Vickie, I know you wrote a post recently about it being easier to just DO than ruminate on what needs to be done. Didn't take the time to find the link, but wanted to acknowledge that I thought of your post on Sunday when I was deciding whether or not to run.

On running shoes--I have no idea what other runners do, if they replace their shoes often enough or not. The rule of thumb is something like 300 miles per pair. I've found that I only get about half that. I can train for one race and then they are pretty much done. I think my shorter mileage is because I'm heavier. The heavier you are, the faster you wear out the shoes.

It makes me wonder if people have more knee/hip problems than they should b/c they don't replace their shoes often enough? I have always been careful about not running on worn out shoes. That may be a reason I'm not yet having any problems.

Vickie said...

"But I ran anyway, because it was easier just to DO IT than to ruminate all day on not doing it. And I'm so glad I did. It was a tough 6.5 miles, but I felt great afterwards."
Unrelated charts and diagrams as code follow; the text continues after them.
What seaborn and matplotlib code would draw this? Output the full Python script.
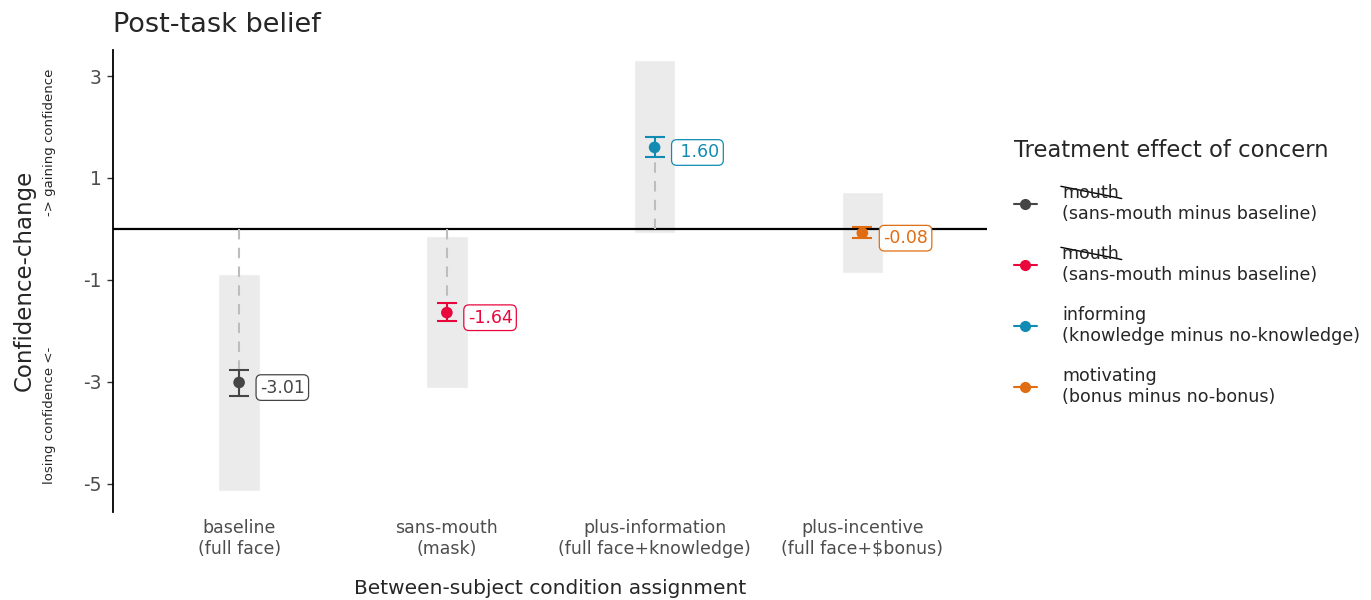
import numpy as np
import pandas as pd
import matplotlib
matplotlib.use("Agg")
import matplotlib.pyplot as plt
from matplotlib.lines import Line2D
import seaborn as sns


# DATA

conditions = [
    "baseline\n(full face)",
    "sans-mouth\n(mask)",
    "plus-information\n(full face+knowledge)",
    "plus-incentive\n(full face+$bonus)",
]
effects = [
    "mouth\n(sans-mouth minus baseline)",
    "mouth \n(sans-mouth minus baseline)",
    "informing\n(knowledge minus no-knowledge)",
    "motivating\n(bonus minus no-bonus)",
]
estimates = [-3.01, -1.64, 1.60, -0.08]
ci_low = [-3.28, -1.81, 1.41, -0.17]
ci_high = [-2.76, -1.46, 1.80, 0.04]
range_low = [-5.14, -3.12, -0.08, -0.86]
range_high = [-0.88, -0.14, 3.31, 0.73]
colors = ["#454545", "#E8063C", "#128BB3", "#E06D12"]

df = pd.DataFrame({
    "condition": conditions,
    "effect": effects,
    "estimate": estimates,
    "lo": ci_low,
    "hi": ci_high,
    "rlo": range_low,
    "rhi": range_high,
})
df["pos"] = np.arange(len(df))


# PLOT

sns.set_style("white")
plt.rcParams["font.family"] = ["DejaVu Sans"]
plt.rcParams["axes.unicode_minus"] = False

fig = plt.figure(figsize=(13.71, 6.0), dpi=100)
ax = fig.add_axes([113 / 1371, 1 - 512 / 600, (987 - 113) / 1371, (512 - 50) / 600])

# grey range bars
ax.bar(
    df["pos"], df["rhi"] - df["rlo"], bottom=df["rlo"],
    width=0.2, color="#EBEBEB", zorder=1
)

# zero line
ax.axhline(0, color="black", lw=1.6, zorder=2)

# dashed connector from zero to estimate
for _, r in df.iterrows():
    ax.plot([r["pos"], r["pos"]], [0, r["estimate"]],
            color="#BDBDBD", lw=1.5, ls=(0, (5, 4)), zorder=3)

# error bars
for (_, r), c in zip(df.iterrows(), colors):
    ax.errorbar(
        r["pos"], r["estimate"],
        yerr=[[r["estimate"] - r["lo"]], [r["hi"] - r["estimate"]]],
        fmt="none", ecolor=c, elinewidth=1.5, capsize=7.5, capthick=1.5,
        zorder=4
    )

sns.scatterplot(
    data=df, x="pos", y="estimate", hue="effect",
    palette=colors, s=70, edgecolor="none", legend=False,
    zorder=5, ax=ax
)

# value labels
for (_, r), c in zip(df.iterrows(), colors):
    ax.text(
        r["pos"] + 0.1, r["estimate"] - 0.1, f"{r['estimate']:5.2f}",
        color=c, fontsize=12.5, ha="left", va="center", zorder=6,
        bbox=dict(boxstyle="round,pad=0.22,rounding_size=0.3",
                  fc="white", ec=c, lw=0.9)
    )

ax.set_xlim(-0.607, 3.6)
ax.set_ylim(-5.55, 3.51)
ax.set_yticks([3, 1, -1, -3, -5])
ax.set_xticks(df["pos"])
ax.set_xticklabels(conditions, fontsize=12.5, color="#4D4D4D",
                   linespacing=1.2)
ax.tick_params(axis="x", length=0, pad=5)
ax.tick_params(axis="y", length=4, width=1, color="#333333",
               labelsize=13.5, labelcolor="#4D4D4D", pad=4, left=True)
ax.set_xlabel("")
ax.set_ylabel("")

sns.despine(ax=ax, bottom=True)
ax.spines["left"].set_color("black")
ax.spines["left"].set_linewidth(1.3)

# titles and axis texts
fig.text(113 / 1371, 1 - 25 / 600, "Post-task belief",
         fontsize=19.5, ha="left", va="center")
fig.text(550 / 1371, 1 - 588 / 600, "Between-subject condition assignment",
         fontsize=14.5, ha="center", va="center")
fig.text(24 / 1371, 1 - 280 / 600, "Confidence-change",
         fontsize=16.5, rotation=90, ha="center", va="center")
fig.text(50 / 1371, 1 - 142 / 600, "-> gaining confidence",
         fontsize=9.5, rotation=90, ha="center", va="center")
fig.text(50 / 1371, 1 - 415 / 600, "losing confidence <-",
         fontsize=9.5, rotation=90, ha="center", va="center")

# legend
handles = [
    Line2D([], [], color=c, marker="o", markersize=7, lw=1.5)
    for c in colors
]
leg = fig.legend(
    handles, effects,
    title="Treatment effect of concern",
    loc="upper left", bbox_to_anchor=(998 / 1371, 1 - 123 / 600),
    frameon=False, fontsize=12.6, title_fontsize=16.3,
    handlelength=1.3, handletextpad=1.45, labelspacing=1.27,
    alignment="left"
)

# strike through the word "mouth" in the first two legend entries
fig.canvas.draw()
renderer = fig.canvas.get_renderer()
tmp = fig.text(0, 0, "mouth", fontsize=12.6)
w_mouth = tmp.get_window_extent(renderer).width
tmp.remove()
for t in leg.get_texts()[:2]:
    bb = t.get_window_extent(renderer)
    line_h = bb.height / 2
    x0 = bb.x0 - 1
    x1 = bb.x0 + w_mouth + 3
    y0 = bb.y1 - 0.12 * line_h
    y1 = bb.y1 - 0.75 * line_h
    fig.add_artist(Line2D(
        [x0 / fig.bbox.width, x1 / fig.bbox.width],
        [y0 / fig.bbox.height, y1 / fig.bbox.height],
        transform=fig.transFigure, color="black", lw=1.0
    ))

fig.savefig("out.png", dpi=100)
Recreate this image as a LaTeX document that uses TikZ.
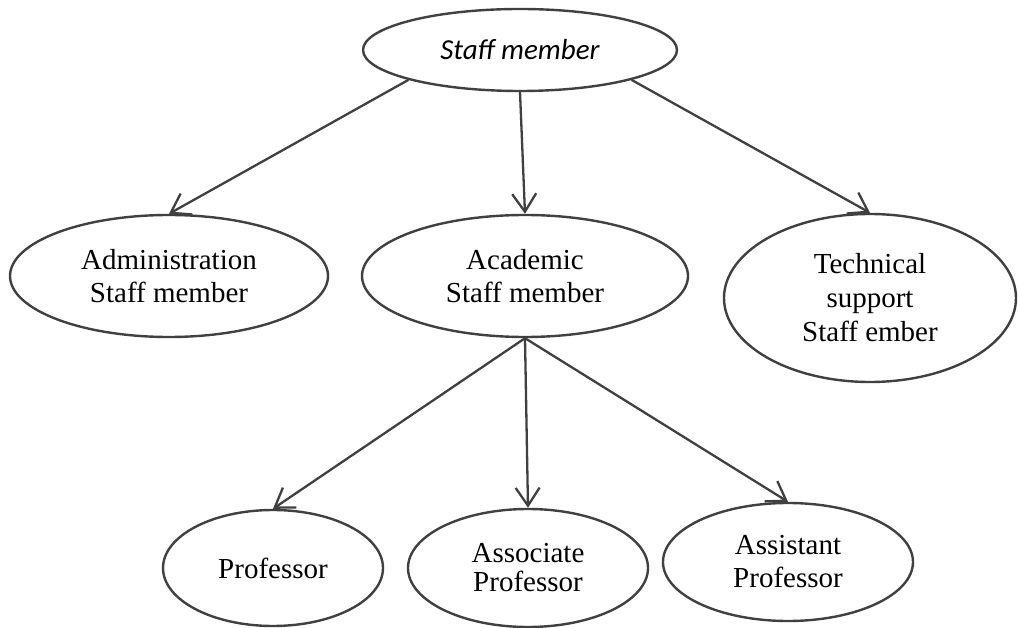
\documentclass[tikz,border=0pt]{standalone}
\usepackage{fontspec}
\setmainfont{Liberation Serif}
\newfontfamily\calibrilike{Carlito}
\usetikzlibrary{shapes.geometric,arrows.meta}
\definecolor{edgegray}{HTML}{404040}
\begin{document}
\begin{tikzpicture}[x=1pt,y=-1pt,
  oval/.style={ellipse, draw=edgegray, line width=2.4pt, inner sep=0pt,
    align=center, font=\fontsize{29}{33}\selectfont},
  link/.style={draw=edgegray, line width=2.3pt,
    -{Straight Barb[length=18pt,width=24pt,line width=2.3pt]}}]
\useasboundingbox (0,0) rectangle (1018,628);

% root
\node[oval, minimum width=314pt, minimum height=82pt,
  font=\calibrilike\itshape\fontsize{29}{33}\selectfont] (top) at (520,50) {Staff member};

% second level
\node[oval, minimum width=318pt, minimum height=122pt] (admin) at (169,276)
  {Administration\\Staff member};
\node[oval, minimum width=326pt, minimum height=122pt] (acad) at (525,276)
  {Academic\\Staff member};
\node[oval, minimum width=292pt, minimum height=168pt,
  font=\fontsize{29}{34}\selectfont] (tech) at (870,298)
  {Technical\\support\\Staff ember};

% academic ranks
\node[oval, minimum width=220pt, minimum height=116pt] (prof) at (273,568)
  {Professor};
\node[oval, minimum width=240pt, minimum height=118pt,
  font=\fontsize{29}{29}\selectfont] (assoc) at (528,568)
  {Associate\\Professor};
\node[oval, minimum width=250pt, minimum height=118pt] (assist) at (788,562)
  {Assistant\\Professor};

% connectors
\draw[link] (top.195) -- (admin.north);
\draw[link] (top.south) -- (acad.north);
\draw[link] (top.345) -- (tech.north);
\draw[link] (acad.south) -- (prof.north);
\draw[link] (acad.south) -- (assoc.north);
\draw[link] (acad.south) -- (assist.north);
\end{tikzpicture}
\end{document}
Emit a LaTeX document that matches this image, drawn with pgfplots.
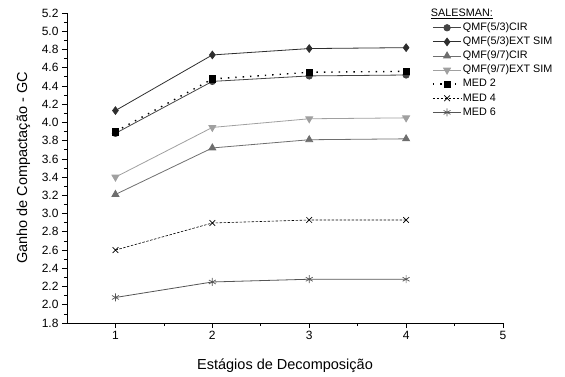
\documentclass[border=0pt]{standalone}
\usepackage{pgfplots}
\pgfplotsset{compat=1.18}
\usepackage{fontspec}
\setmainfont{Liberation Sans}
\definecolor{cCirc}{HTML}{444444}
\definecolor{cDiam}{HTML}{2E2E2E}
\definecolor{cTup}{HTML}{6E6E6E}
\definecolor{cTdn}{HTML}{A0A0A0}
\definecolor{cStar}{HTML}{555555}
\pgfplotsset{longleg/.style={legend image code/.code={\draw[mark repeat=2,mark phase=2] plot coordinates {(0cm,0cm) (0.5cm,0cm) (1cm,0cm)};}}}
\begin{document}
\begin{tikzpicture}
\path[use as bounding box] (-67pt,-53pt) rectangle (498pt,323pt);
\begin{axis}[
  at={(0,0)}, anchor=south west,
  scale only axis, width=436pt, height=310pt,
  xmin=0.5, xmax=5, ymin=1.8, ymax=5.2,
  axis lines=left, axis line style={-, black, line width=0.8pt},
  xtick={1,2,3,4,5}, minor x tick num=1,
  ytick={1.8,2.0,...,5.21}, minor y tick num=1,
  tick align=outside,
  major tick length=5pt, minor tick length=3pt,
  tick style={black, line width=0.7pt},
  /pgf/number format/assume math mode=true,
  yticklabel style={/pgf/number format/.cd, fixed, fixed zerofill, precision=1},
  xticklabel style={/pgf/number format/.cd, fixed, precision=0},
  ticklabel style={font=\fontsize{12}{14}\selectfont},
  xlabel={Estágios de Decomposição},
  ylabel={Ganho de Compactação - GC},
  label style={font=\fontsize{14.5}{16}\selectfont},
  xlabel style={at={(axis description cs:0.5,-0.138)}, anchor=center},
  ylabel style={at={(axis description cs:-0.1,0.5)}, anchor=center},
  legend style={draw=none, fill=none, at={(axis description cs:0.837,1.017)}, anchor=north west,
    font=\fontsize{10.8}{12}\selectfont, row sep=2.6pt, inner sep=0pt,
    nodes={inner sep=1pt, text height=7.5pt, text depth=2pt, font=\fontsize{10.8}{12}\selectfont}},
  legend cell align=left,
]
\addlegendimage{empty legend}
\addlegendentry{\hspace{-32pt}\underline{SALESMAN:}}
\addplot[longleg, cCirc, line width=0.8pt, mark=*, mark size=3.2pt, mark options={solid}]
  coordinates {(1,3.88) (2,4.45) (3,4.51) (4,4.52)};
\addlegendentry{QMF(5/3)CIR}
\addplot[longleg, cDiam, line width=0.8pt, mark=diamond*, mark size=3.8pt, mark options={solid}]
  coordinates {(1,4.13) (2,4.74) (3,4.81) (4,4.82)};
\addlegendentry{QMF(5/3)EXT SIM}
\addplot[longleg, cTup, line width=0.8pt, mark=triangle*, mark size=4pt, mark options={solid}]
  coordinates {(1,3.21) (2,3.72) (3,3.81) (4,3.82)};
\addlegendentry{QMF(9/7)CIR}
\addplot[longleg, cTdn, line width=0.8pt, mark=triangle*, mark size=4pt, mark options={solid, rotate=180}]
  coordinates {(1,3.40) (2,3.945) (3,4.04) (4,4.05)};
\addlegendentry{QMF(9/7)EXT SIM}
\addplot[longleg, black, line width=1.4pt, dash pattern=on 1.4pt off 6pt, mark=square*, mark size=3.3pt, mark options={solid, line width=0.5pt}]
  coordinates {(1,3.90) (2,4.476) (3,4.55) (4,4.56)};
\addlegendentry{MED 2}
\addplot[longleg, black, line width=0.6pt, dash pattern=on 2.5pt off 1.5pt, mark=x, mark size=4pt, mark options={solid, line width=0.7pt}]
  coordinates {(1,2.60) (2,2.897) (3,2.93) (4,2.93)};
\addlegendentry{MED 4}
\addplot[longleg, cStar, line width=0.8pt, mark=asterisk, mark size=4pt, mark options={solid, line width=0.7pt}]
  coordinates {(1,2.08) (2,2.25) (3,2.28) (4,2.28)};
\addlegendentry{MED 6}
\end{axis}
\end{tikzpicture}
\end{document}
Before I saw your note in comments (above) I already had it copied to reference and say ME TOO.

It is so much easier to JUST DO IT than let the feelings of not doing it impact the rest of my day.

I would say that about food choices also.

I have another post popping up on Thursday - they are telling me that my migraines and balance/dizzies are very intertwined. The barometer impacts me hugely also (not only something athletic, but just being out in it) also. Hormones and barometer are a terrible combination if they hit on the same day.

I am still in my shoes for all my circuit/free weight work. And I intend to stay in them. Protection for my foot and helps balance hugely. I am bare foot for pilates and yoga (but still careful not to go up on toes or back on toes in runners lunge or planks, I either just use my right leg to hold me or drop to knees).

You are doing very well. Good planning, good self care, good mindfulness.

If you have to work and the kids are off, my suggestion is to hire a very good role model, fun college girl to take them to holiday things in town, play games with them, take them to movies, etc. If you space your time off, your husband's time off, and a college girl, I would think you would be able to be sure they got out to do something every day.

Vickie said...

I have kids here on a very regular basis. Sometimes they come for a day and a night, sometimes they are here for nearly a three day weekend (come home with youngest after school on Friday and are returned to their home after youth group, later Sunday night). So that is an option too if you have families that have more open schedules and it is easy for them (one or two more kids never phases me). BUT I would caution you not to line up a whole series of trading kid days because that would be too much for one break (in my opinion) if those are your only days off work (because you will want to do family things those days).

Vickie said...

Can you and your husband split each day? one works morning and the other works afternoon? some of the days?